# Ginunting Sword Training - Sydney



## Nuffries (Jun 17, 2008)

Hi everyone. I'm a current student in Corral Arnis and approaching my blue belt have been informed that we are able to specialize in a particular weapon or branch of Filipino martial arts which supplements our art, which will contribute towards an additional testing criteria our dojo uses for our black belt exam. My interests are towards the Ginunting.

My question being, is there any particular art or branch of FMA that may specialize or teach the Ginunting (have heard Pekiti-Tirsia mentioned?) or anyone that can give sword training which is similar to the flowing style of FMA in Sydney? I live in Manly on the Northern Beaches and any help would be greatly appreciated.


I've posted this in both the FMA forums and the Sword Arts forums in hopes of a wider audience. Please move or delete one if this is inappropriate.

Thanks in advance,
Josh


----------



## Brian R. VanCise (Jun 17, 2008)

I would definately look at Pekiti Tirsia and Dekiti Tirsia Siradas.
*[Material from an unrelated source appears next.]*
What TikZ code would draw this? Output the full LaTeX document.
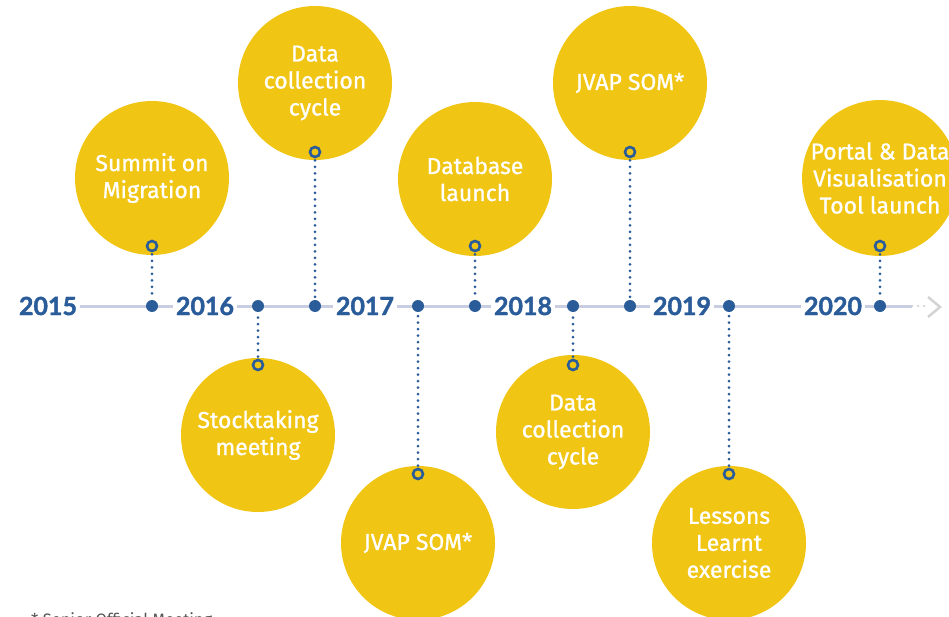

Good luck!


----------



## Jack Latorre (Jun 17, 2008)

"Nuffries"--

The ginunting is most strongly linked with Pekiti-Tirsia, which is the art which I practice.  It so happens that I was down in Austrailia in 1994 or 1995, training in Corral Arnis with Perry Gamsby and Geoff Rudd (and company) in Surrey Hill, Sydney.  It was a good time and I have good memories of that time.  So if you have any questions that I can answer, I would be happy to do so.  

Is there a particular reason for your interest in the ginunting, as opposed to some of the other blade types from the Philippines?

Best,

Jack A. Latorre


----------



## Nuffries (Jun 17, 2008)

Jack Latorre said:


> "Nuffries"--
> 
> The ginunting is most strongly linked with Pekiti-Tirsia, which is the art which I practice.  It so happens that I was down in Austrailia in 1994 or 1995, training in Corral Arnis with Perry Gamsby and Geoff Rudd (and company) in Surrey Hill, Sydney.  It was a good time and I have good memories of that time.  So if you have any questions that I can answer, I would be happy to do so.
> 
> ...



Hi Jack. 

After training in Corral Arnis and working the empty hand, single and double baston, I thought that learning a sword art would complement my training and make it somewhat more "rounded". I decided I'd like to keep it linked to FMA and was directed by my instructor to traditionalfilipinoweapons.com and was recommended the Ginunting, Sansibar or Talibong as he noticed I have a fascination swords that have a curvature to it and ideally were a similar length to our sticks (approx 28") so some of our stickwork could possibly apply.  I find the Ginunting appealing as the curve is opposite to most curved swords I've seen, being shaped like a beak, seemingly promoting long slicing strikes of which I'm prone to. Also, with reading a few more reviews, a lot of influential people in the FMA world recommend Ron's weapons and in particular the Ginunting.

I have seen before that it is closely linked to Pekiti-Tirsia but I have not been able to locate any teachers around the Sydney area. Do you know of anyone in the area? Also having dabbled in Corral Arnis too, what are the key differences in the two arts?

Thanks,
Josh


----------



## arnisador (Jun 17, 2008)

Brian R. VanCise said:


> I would definately look at Pekiti Tirsia and Dekiti Tirsia Siradas.



Good advice! Mike Snow was showing off his ginuntings at the recent DTS camp here in WMAA. It's commonly used in both those arts!


----------